Former US president Donald Trump has won the first few of the Republican Party’s US presidential primaries, and it looks like he could keep winning. Obviously, Trump is making a comeback and it would be difficult to stop him. Many governments have started to get ready for his return.
Japanese Prime Minister Fumio Kishida is to visit the US in April. Tokyo has been in contact with Trump’s team through the ruling Liberal Democratic Party (LDP) network. LDP Vice President Taro Aso visited Washington last month, paving the way for Kishida’s upcoming trip. Aso met with former US ambassador to Japan Bill Hagerty, who served during the Trump administration.
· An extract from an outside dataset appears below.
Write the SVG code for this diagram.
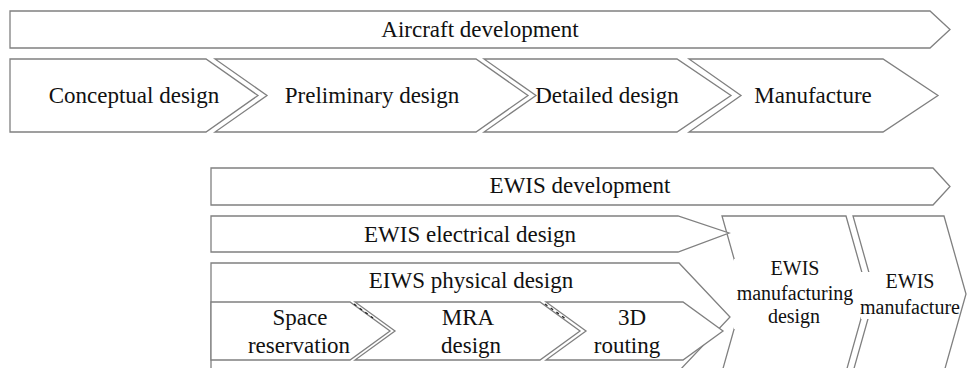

The two sides have continued to communicate since then.
Aso served as Japanese deputy prime minister from 2012 to 2021 under former Japanese prime ministers Shinzo Abe and Yoshihide Suga. When Abe met with Trump, Aso was by their side many times. The only other Japanese politician than Abe that Trump could recall is Aso, Asahi Shimbun said.
Abe and Trump held official bilateral meetings 14 times, in addition to 37 conference calls. They also played five rounds of golf while discussing political issues and foreign affairs. Abe’s relationship with Trump was a diplomatic legacy that he left behind. His work would allow Kishida to cope with Trump’s possible return in a much easier way.
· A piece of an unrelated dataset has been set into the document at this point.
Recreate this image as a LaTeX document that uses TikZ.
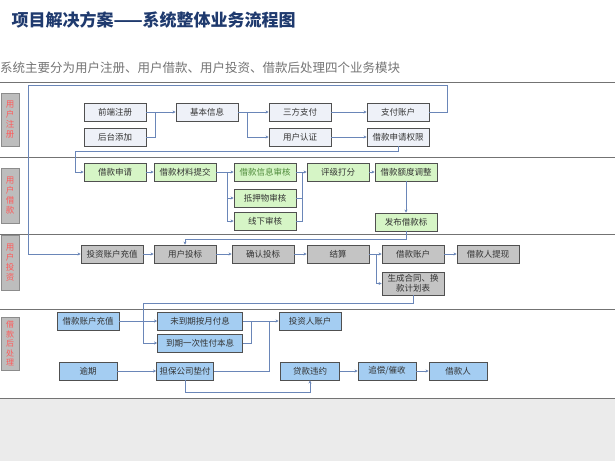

On Nov. 17, 2016, less than 10 days after Trump was elected as the US president, Abe managed to meet with Trump when he was on his way to attend an APEC summit in Peru. Abe brought a gold golf driver as a gift for Trump and became the first foreign leader to meet with Trump. Abe clearly knew that Trump followed a one-person decisionmaking model, and hence strove to consolidate his personal relationship with Trump.
In May 2019, Trump visited Japan for the second time during his presidency. He became the first foreign leader to be received in Japan’s Reiwa — “beautiful harmony” — era. As soon as Trump arrived, Abe drove a cart and took Trump to a golf course. They played golf together, with Japanese legendary golf player Aoki Isao accompanying them. The climax of Trump’s visit came at the Ryogoku Kokugikan, a sumo wrestling arena in Tokyo, where he and his wife watched the match from a sofa placed at ringside. As the sumo ring was called, Trump presented a specially made, 30kg US President’s Cup to the winner. Abe and Trump’s intimate relationship allowed Japan and the US to negotiate with one another in a congenial way.
After stepping down, Abe revealed that in his first meeting with then-US president-elect Trump, he persuaded Trump to keep the deployment of US troops in Asia and take part in the Indo-Pacific strategy. Abe’s objective was to intensify the security alliance between Washington and Tokyo, along with which he proclaimed that “a Taiwan emergency is a Japanese emergency, and therefore an emergency for the Japan-US alliance.”
Similar to Japan’s move, Canadian Prime Minister Justin Trudeau has recently appointed two ministers to observe the US presidential election. They have been vigorously discussing strategies to cope with Trump’s potential comeback. Canada and Japan are two of the US’ most steadfast allies, and they dare not to loosen up. Instead, they have been considering the issue very seriously. Taiwan should certainly follow suit. President-elect William Lai (賴清德) and vice president-elect Hsiao Bi-khim (蕭美琴) should keep up with the situation.
Chen Yung-chang is a company manager.